• Data shown

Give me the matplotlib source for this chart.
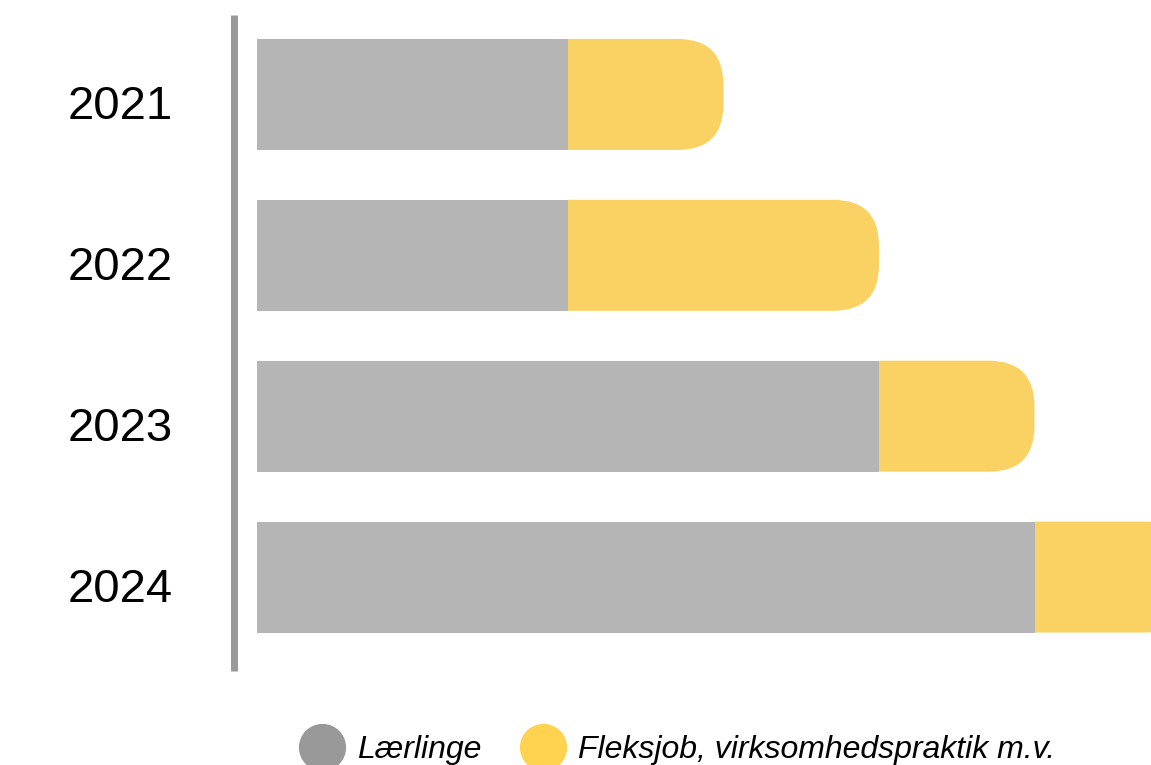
import matplotlib.pyplot as plt
import matplotlib.transforms as mtransforms
from matplotlib.patches import FancyBboxPatch, Rectangle
from matplotlib.lines import Line2D

years = ['2021', '2022', '2023', '2024']
laerlinge = [2, 2, 4, 5]
fleksjob = [1, 2, 1, 1]

gray = '#b5b5b5'
yellow = '#fad264'

plt.rcParams['font.family'] = ['Liberation Sans', 'DejaVu Sans']

fig = plt.figure(figsize=(11.51, 7.65), dpi=100)
W, H = 1151, 765
# axes: x from 257px to right edge, y from 15px to 671px
ax = fig.add_axes([257 / W, 1 - 671 / H, (W - 257) / W, (671 - 15) / H])

xmax = (W - 257) / 155.5
ax.set_xlim(0, xmax)
ax.set_ylim(3 + 94 / 161, -79.5 / 161)

h = 0.69
r = 46 / 155.5
aspect = 155.5 / 161
for i in range(len(years)):
    start = laerlinge[i] - 0.6
    tot = laerlinge[i] + fleksjob[i]
    p = FancyBboxPatch((start, i - h / 2), tot - start, h,
                       boxstyle='round,pad=0,rounding_size=%f' % r,
                       mutation_aspect=aspect, fc=yellow, ec='none')
    clip = Rectangle((laerlinge[i], -1), xmax, 6, transform=ax.transData)
    ax.add_patch(p)
    p.set_clip_path(clip)
ax.barh(range(len(years)), laerlinge, height=h, color=gray, zorder=3)

for s in ['top', 'right', 'bottom']:
    ax.spines[s].set_visible(False)
ax.spines['left'].set_position(('outward', 23 * 0.72))
ax.spines['left'].set_color('#999999')
ax.spines['left'].set_linewidth(5)
ax.spines['left'].set_capstyle('butt')
ax.set_xticks([])
ax.set_yticks(range(len(years)))
ax.set_yticklabels(years, fontsize=34)
ax.tick_params(axis='y', length=0, pad=44)
shift = mtransforms.ScaledTranslation(0, -8 / 100, fig.dpi_scale_trans)
for lab in ax.get_yticklabels():
    lab.set_transform(lab.get_transform() + shift)

handles = [Line2D([], [], marker='o', ls='none', markersize=33, color='#999999'),
           Line2D([], [], marker='o', ls='none', markersize=33, color='#ffd24f')]
fig.legend(handles, ['Lærlinge', 'Fleksjob, virksomhedspraktik m.v.'],
           loc='center', bbox_to_anchor=(679 / W, 1 - 750 / H), ncol=2,
           frameon=False, prop={'style': 'italic', 'size': 23},
           handletextpad=0.5, columnspacing=1.3, handlelength=1.2,
           borderaxespad=0, borderpad=0)

fig.savefig('out.png', dpi=100)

• Instructions to follow
Leave the images out, please, and restate each line word for word.

• The output
Give me the matplotlib source for this chart.
import matplotlib.pyplot as plt
import matplotlib.transforms as mtransforms
from matplotlib.patches import FancyBboxPatch, Rectangle
from matplotlib.lines import Line2D

years = ['2021', '2022', '2023', '2024']
laerlinge = [2, 2, 4, 5]
fleksjob = [1, 2, 1, 1]

gray = '#b5b5b5'
yellow = '#fad264'

plt.rcParams['font.family'] = ['Liberation Sans', 'DejaVu Sans']

fig = plt.figure(figsize=(11.51, 7.65), dpi=100)
W, H = 1151, 765
# axes: x from 257px to right edge, y from 15px to 671px
ax = fig.add_axes([257 / W, 1 - 671 / H, (W - 257) / W, (671 - 15) / H])

xmax = (W - 257) / 155.5
ax.set_xlim(0, xmax)
ax.set_ylim(3 + 94 / 161, -79.5 / 161)

h = 0.69
r = 46 / 155.5
aspect = 155.5 / 161
for i in range(len(years)):
    start = laerlinge[i] - 0.6
    tot = laerlinge[i] + fleksjob[i]
    p = FancyBboxPatch((start, i - h / 2), tot - start, h,
                       boxstyle='round,pad=0,rounding_size=%f' % r,
                       mutation_aspect=aspect, fc=yellow, ec='none')
    clip = Rectangle((laerlinge[i], -1), xmax, 6, transform=ax.transData)
    ax.add_patch(p)
    p.set_clip_path(clip)
ax.barh(range(len(years)), laerlinge, height=h, color=gray, zorder=3)

for s in ['top', 'right', 'bottom']:
    ax.spines[s].set_visible(False)
ax.spines['left'].set_position(('outward', 23 * 0.72))
ax.spines['left'].set_color('#999999')
ax.spines['left'].set_linewidth(5)
ax.spines['left'].set_capstyle('butt')
ax.set_xticks([])
ax.set_yticks(range(len(years)))
ax.set_yticklabels(years, fontsize=34)
ax.tick_params(axis='y', length=0, pad=44)
shift = mtransforms.ScaledTranslation(0, -8 / 100, fig.dpi_scale_trans)
for lab in ax.get_yticklabels():
    lab.set_transform(lab.get_transform() + shift)

handles = [Line2D([], [], marker='o', ls='none', markersize=33, color='#999999'),
           Line2D([], [], marker='o', ls='none', markersize=33, color='#ffd24f')]
fig.legend(handles, ['Lærlinge', 'Fleksjob, virksomhedspraktik m.v.'],
           loc='center', bbox_to_anchor=(679 / W, 1 - 750 / H), ncol=2,
           frameon=False, prop={'style': 'italic', 'size': 23},
           handletextpad=0.5, columnspacing=1.3, handlelength=1.2,
           borderaxespad=0, borderpad=0)

fig.savefig('out.png', dpi=100)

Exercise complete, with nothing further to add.